Capacitive performance of amino acid ionic liquid electrolyte-based supercapacitors by molecular dynamics simulation

The performance of amino acid ionic liquid (AAIL) electrolytes in electrical double layers (EDLs) near planar graphene electrodes was investigated by classical molecular dynamics (MD) simulations in this work. Four types of AAILs, 1-ethyl-3-methylimidazolium glycine ([EMIM][GLY]), 1-ethyl-3-methylimidazolium serine ([EMIM][SER]), 1-ethyl-3-methylimidazolium valine ([EMIM][VAL]) and 1-ethyl-3-methylimidazolium phenylalanine ([EMIM][PHE]), with different amino acid anions were selected as electrolytes for supercapacitors.

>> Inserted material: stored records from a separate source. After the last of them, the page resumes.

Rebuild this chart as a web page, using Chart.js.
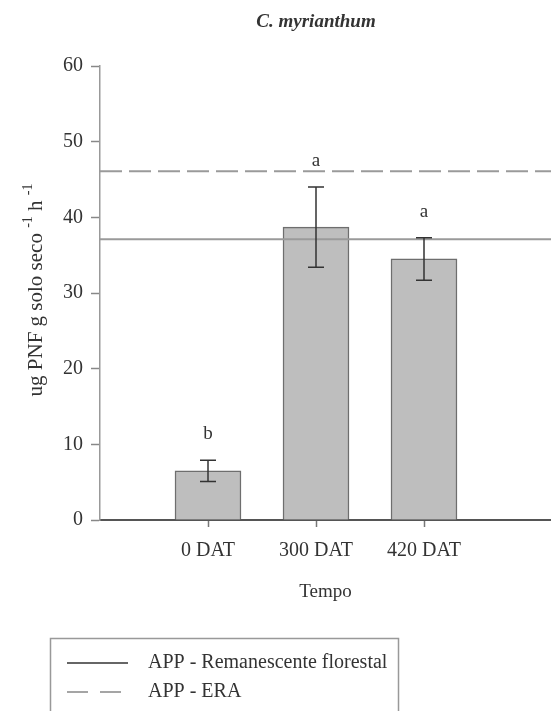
<!DOCTYPE html>
<html>
<head>
<meta charset="utf-8">
<script src="https://cdn.jsdelivr.net/npm/chart.js@4"></script>
<style>
  body { margin: 0; background: #fff; }
  #wrap { width: 551px; height: 711px; }
</style>
</head>
<body>
<div id="wrap"><canvas id="myChart" width="551" height="711"></canvas></div>
<script>
// dados
const categories = ['0 DAT', '300 DAT', '420 DAT'];
const means = [6.5, 38.7, 34.5];
const errors = [1.4, 5.3, 2.8];
const letters = ['b', 'a', 'a'];
const remanescente = [37.1, 37.1];
const era = [46.1, 46.1];
const yTickValues = [0, 10, 20, 30, 40, 50, 60];

const serif = '"Liberation Serif", "Times New Roman", serif';
const xMax = 451 / 108; // eixo x vai até a borda direita

// barras de erro + letras
const errorBarsPlugin = {
    id: 'errorBars',
    afterDatasetsDraw(chart) {
        const ctx = chart.ctx;
        const y = chart.scales.y;
        const meta = chart.getDatasetMeta(2);
        ctx.save();
        meta.data.forEach(function (bar, i) {
            const x = bar.x;
            const top = y.getPixelForValue(means[i] + errors[i]);
            const bottom = y.getPixelForValue(means[i] - errors[i]);
            ctx.strokeStyle = '#333';
            ctx.lineWidth = 1.5;
            ctx.beginPath();
            ctx.moveTo(x, top); ctx.lineTo(x, bottom);
            ctx.moveTo(x - 8, top); ctx.lineTo(x + 8, top);
            ctx.moveTo(x - 8, bottom); ctx.lineTo(x + 8, bottom);
            ctx.stroke();
            ctx.fillStyle = '#333';
            ctx.font = '19px ' + serif;
            ctx.textAlign = 'center';
            ctx.textBaseline = 'middle';
            ctx.fillText(letters[i], x, top - 26);
        });
        ctx.restore();
    }
};

// título, título do eixo y com sobrescritos, legenda
const decorPlugin = {
    id: 'decor',
    afterDraw(chart) {
        const ctx = chart.ctx;
        const xs = chart.scales.x;
        ctx.save();
        ctx.fillStyle = '#333';
        ctx.textBaseline = 'middle';

        // título
        ctx.font = 'italic bold 19px ' + serif;
        ctx.textAlign = 'center';
        ctx.fillText('C. myrianthum', xs.getPixelForValue(2), 22);

        // eixo y
        const parts = [
            { t: 'ug PNF g solo seco ', sup: false },
            { t: '-1', sup: true },
            { t: ' h ', sup: false },
            { t: '-1', sup: true }
        ];
        const big = '21px ' + serif, small = '14px ' + serif;
        let total = 0;
        parts.forEach(function (p) {
            ctx.font = p.sup ? small : big;
            p.w = ctx.measureText(p.t).width;
            total += p.w;
        });
        ctx.translate(36, 290);
        ctx.rotate(-Math.PI / 2);
        ctx.textAlign = 'left';
        let cx = -total / 2;
        parts.forEach(function (p) {
            ctx.font = p.sup ? small : big;
            ctx.fillText(p.t, cx, p.sup ? -8 : 0);
            cx += p.w;
        });
        ctx.setTransform(1, 0, 0, 1, 0, 0);

        // legenda
        ctx.strokeStyle = '#999';
        ctx.lineWidth = 1.5;
        ctx.strokeRect(50.5, 638.5, 348, 120);
        const rows = [
            { label: chart.data.datasets[0].label, y: 663, dash: [], color: '#333' },
            { label: chart.data.datasets[1].label, y: 692, dash: [21, 12], color: '#888' }
        ];
        rows.forEach(function (r) {
            ctx.strokeStyle = r.color;
            ctx.lineWidth = 1.5;
            ctx.setLineDash(r.dash);
            ctx.beginPath();
            ctx.moveTo(67, r.y); ctx.lineTo(128, r.y);
            ctx.stroke();
            ctx.setLineDash([]);
            ctx.font = '20px ' + serif;
            ctx.fillStyle = '#333';
            ctx.textAlign = 'left';
            ctx.fillText(r.label, 148, r.y);
        });
        ctx.restore();
    }
};

const ctx = document.getElementById('myChart').getContext('2d');
new Chart(ctx, {
    data: {
        datasets: [
            {
                type: 'line',
                label: 'APP - Remanescente florestal',
                data: [{ x: 0, y: remanescente[0] }, { x: xMax, y: remanescente[1] }],
                borderColor: '#9a9a9a',
                borderWidth: 2,
                pointRadius: 0,
                order: 0
            },
            {
                type: 'line',
                label: 'APP - ERA',
                data: [{ x: 0, y: era[0] }, { x: xMax, y: era[1] }],
                borderColor: '#9a9a9a',
                borderWidth: 2,
                borderDash: [22, 7],
                pointRadius: 0,
                order: 0
            },
            {
                type: 'bar',
                label: 'Tempo',
                data: means.map((m, i) => ({ x: i + 1, y: m })),
                backgroundColor: '#bebebe',
                borderColor: '#6e6e6e',
                borderWidth: 1.5,
                barThickness: 66,
                order: 1
            }
        ]
    },
    options: {
        responsive: false,
        animation: false,
        layout: { padding: { top: 66, left: 0, right: 0, bottom: 0 } },
        plugins: {
            legend: { display: false },
            tooltip: { enabled: false },
            title: { display: false }
        },
        scales: {
            x: {
                type: 'linear',
                min: 0,
                max: xMax,
                offset: false,
                afterBuildTicks: function (scale) {
                    scale.ticks = categories.map((c, i) => ({ value: i + 1 }));
                },
                afterFit: function (scale) { scale.height = 191; },
                ticks: {
                    callback: function (value) { return categories[value - 1]; },
                    font: { family: serif, size: 20 },
                    color: '#333',
                    padding: 12,
                    maxRotation: 0,
                    autoSkip: false
                },
                grid: {
                    offset: false,
                    drawOnChartArea: false,
                    tickLength: 7,
                    tickColor: '#777',
                    tickWidth: 1.5
                },
                border: { color: '#555', width: 2 },
                title: {
                    display: true,
                    text: 'Tempo',
                    font: { family: serif, size: 19 },
                    color: '#333',
                    padding: { top: 0, bottom: 108 }
                }
            },
            y: {
                min: 0,
                max: 60,
                afterBuildTicks: function (scale) {
                    scale.ticks = yTickValues.map(v => ({ value: v }));
                },
                afterFit: function (scale) { scale.width = 100; },
                ticks: {
                    font: { family: serif, size: 20 },
                    color: '#333',
                    padding: 8
                },
                grid: {
                    drawOnChartArea: false,
                    tickLength: 9,
                    tickColor: '#888',
                    tickWidth: 1.5
                },
                border: { color: '#999', width: 1.5 }
            }
        }
    },
    plugins: [errorBarsPlugin, decorPlugin]
});
</script>
</body>
</html>
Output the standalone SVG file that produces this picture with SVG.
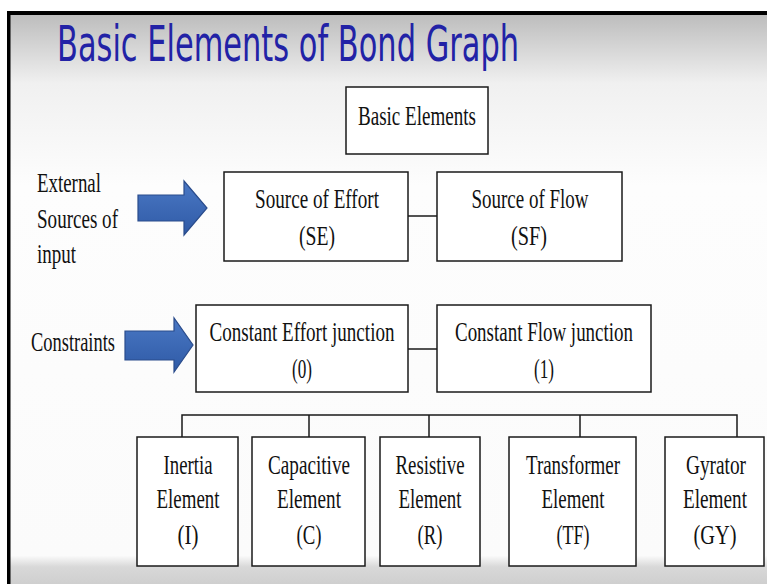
<svg xmlns="http://www.w3.org/2000/svg" width="767" height="584" viewBox="0 0 767 584">
<defs>
<linearGradient id="bg" x1="0" y1="0" x2="0" y2="1">
<stop offset="0" stop-color="#bdbdbd"/>
<stop offset="0.12" stop-color="#f0f0f0"/>
<stop offset="0.3" stop-color="#fdfdfd"/>
<stop offset="0.95" stop-color="#fbfbfb"/>
<stop offset="0.97" stop-color="#d8d8d8"/>
<stop offset="1" stop-color="#cfcfcf"/>
</linearGradient>
<linearGradient id="ar" x1="0" y1="0" x2="0" y2="1">
<stop offset="0" stop-color="#4a78c4"/>
<stop offset="1" stop-color="#2f5aa6"/>
</linearGradient>
<style>
.box{fill:#ffffff;stroke:#1a1a1a;stroke-width:1.5}
.t{font-family:"Liberation Serif","Times New Roman",serif;font-size:28px;fill:#111;text-anchor:middle}
.l{font-family:"Liberation Serif","Times New Roman",serif;font-size:28px;fill:#111}
.c{stroke:#1a1a1a;stroke-width:1.5;fill:none}
.arrow{fill:url(#ar);stroke:#2a4c8c;stroke-width:1.2}
</style>
</defs>
<rect x="0" y="0" width="767" height="584" fill="#ffffff"/>
<rect x="10" y="15" width="757" height="569" fill="url(#bg)"/>
<rect x="7" y="11" width="760" height="4" fill="#000"/>
<rect x="7" y="11" width="3.5" height="573" fill="#000"/>
<text x="57" y="61" font-family="DejaVu Sans, sans-serif" font-size="49" fill="#2222a6" textLength="462" lengthAdjust="spacingAndGlyphs">Basic Elements of Bond Graph</text>

<g id="labels">
<text class="l" x="37" y="192" textLength="64" lengthAdjust="spacingAndGlyphs">External</text>
<text class="l" x="37" y="228" textLength="81" lengthAdjust="spacingAndGlyphs">Sources of</text>
<text class="l" x="37" y="263" textLength="39" lengthAdjust="spacingAndGlyphs">input</text>
<text class="l" x="31" y="351" textLength="84" lengthAdjust="spacingAndGlyphs">Constraints</text>
</g>

<g id="arrow1"><path class="arrow" d="M138,195 L184,195 L184,181 L207,208 L184,235 L184,221 L138,221 Z"/></g>
<g id="arrow2"><path class="arrow" d="M125,331 L174,331 L174,318 L193,345 L174,372 L174,360 L125,360 Z"/></g>

<g id="connectors">
<line class="c" x1="408" y1="216" x2="437" y2="216"/>
<line class="c" x1="408" y1="349" x2="437" y2="349"/>
<polyline class="c" points="182,437 182,415 737,415 737,437"/>
<line class="c" x1="309" y1="415" x2="309" y2="437"/>
<line class="c" x1="429" y1="415" x2="429" y2="437"/>
<line class="c" x1="580" y1="415" x2="580" y2="437"/>
</g>

<g id="basic"><rect class="box" x="346" y="87" width="142" height="67"/>
<text class="t" x="417" y="125" textLength="118" lengthAdjust="spacingAndGlyphs">Basic Elements</text></g>

<g id="se"><rect class="box" x="224" y="172" width="184" height="89"/>
<text class="t" x="317" y="208" textLength="124" lengthAdjust="spacingAndGlyphs">Source of Effort</text>
<text class="t" x="317" y="245" textLength="36" lengthAdjust="spacingAndGlyphs">(SE)</text></g>

<g id="sf"><rect class="box" x="437" y="172" width="185" height="89"/>
<text class="t" x="530" y="208" textLength="117" lengthAdjust="spacingAndGlyphs">Source of Flow</text>
<text class="t" x="529" y="245" textLength="36" lengthAdjust="spacingAndGlyphs">(SF)</text></g>

<g id="ce"><rect class="box" x="196" y="305" width="212" height="87"/>
<text class="t" x="302" y="341" textLength="185" lengthAdjust="spacingAndGlyphs">Constant Effort junction</text>
<text class="t" x="302" y="378" textLength="20" lengthAdjust="spacingAndGlyphs">(0)</text></g>

<g id="cf"><rect class="box" x="437" y="305" width="214" height="87"/>
<text class="t" x="544" y="341" textLength="178" lengthAdjust="spacingAndGlyphs">Constant Flow junction</text>
<text class="t" x="544" y="378" textLength="20" lengthAdjust="spacingAndGlyphs">(1)</text></g>

<g id="inertia"><rect class="box" x="137" y="437" width="101" height="129"/>
<text class="t" x="188" y="474" textLength="49" lengthAdjust="spacingAndGlyphs">Inertia</text>
<text class="t" x="188" y="508" textLength="63" lengthAdjust="spacingAndGlyphs">Element</text>
<text class="t" x="188" y="544" textLength="21" lengthAdjust="spacingAndGlyphs">(I)</text></g>

<g id="capacitive"><rect class="box" x="252" y="437" width="113" height="129"/>
<text class="t" x="309" y="474" textLength="82" lengthAdjust="spacingAndGlyphs">Capacitive</text>
<text class="t" x="309" y="508" textLength="64" lengthAdjust="spacingAndGlyphs">Element</text>
<text class="t" x="309" y="544" textLength="25" lengthAdjust="spacingAndGlyphs">(C)</text></g>

<g id="resistive"><rect class="box" x="380" y="437" width="100" height="129"/>
<text class="t" x="430" y="474" textLength="69" lengthAdjust="spacingAndGlyphs">Resistive</text>
<text class="t" x="430" y="508" textLength="63" lengthAdjust="spacingAndGlyphs">Element</text>
<text class="t" x="430" y="544" textLength="25" lengthAdjust="spacingAndGlyphs">(R)</text></g>

<g id="transformer"><rect class="box" x="509" y="437" width="127" height="129"/>
<text class="t" x="573" y="474" textLength="94" lengthAdjust="spacingAndGlyphs">Transformer</text>
<text class="t" x="573" y="508" textLength="63" lengthAdjust="spacingAndGlyphs">Element</text>
<text class="t" x="573" y="544" textLength="33" lengthAdjust="spacingAndGlyphs">(TF)</text></g>

<g id="gyrator"><rect class="box" x="665" y="437" width="99" height="129"/>
<text class="t" x="716" y="474" textLength="60" lengthAdjust="spacingAndGlyphs">Gyrator</text>
<text class="t" x="715" y="508" textLength="64" lengthAdjust="spacingAndGlyphs">Element</text>
<text class="t" x="715" y="544" textLength="43" lengthAdjust="spacingAndGlyphs">(GY)</text></g>
</svg>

The number density profiles and ion orientation at varying surface charge densities were delineated to exploit the microstructure of EDLs for different AAILs. As a result, similar EDL structures of cations near a negative graphene electrode were observed, whereas the EDLs at positively charged electrodes displayed dependence on amino acid anions. AAILs composed of the common cation [EMIM](+) and dissimilar amino acid anions exhibit similar differential capacitance-electrical potential (C-V) curves and comparable capacitance to conventional ionic liquids.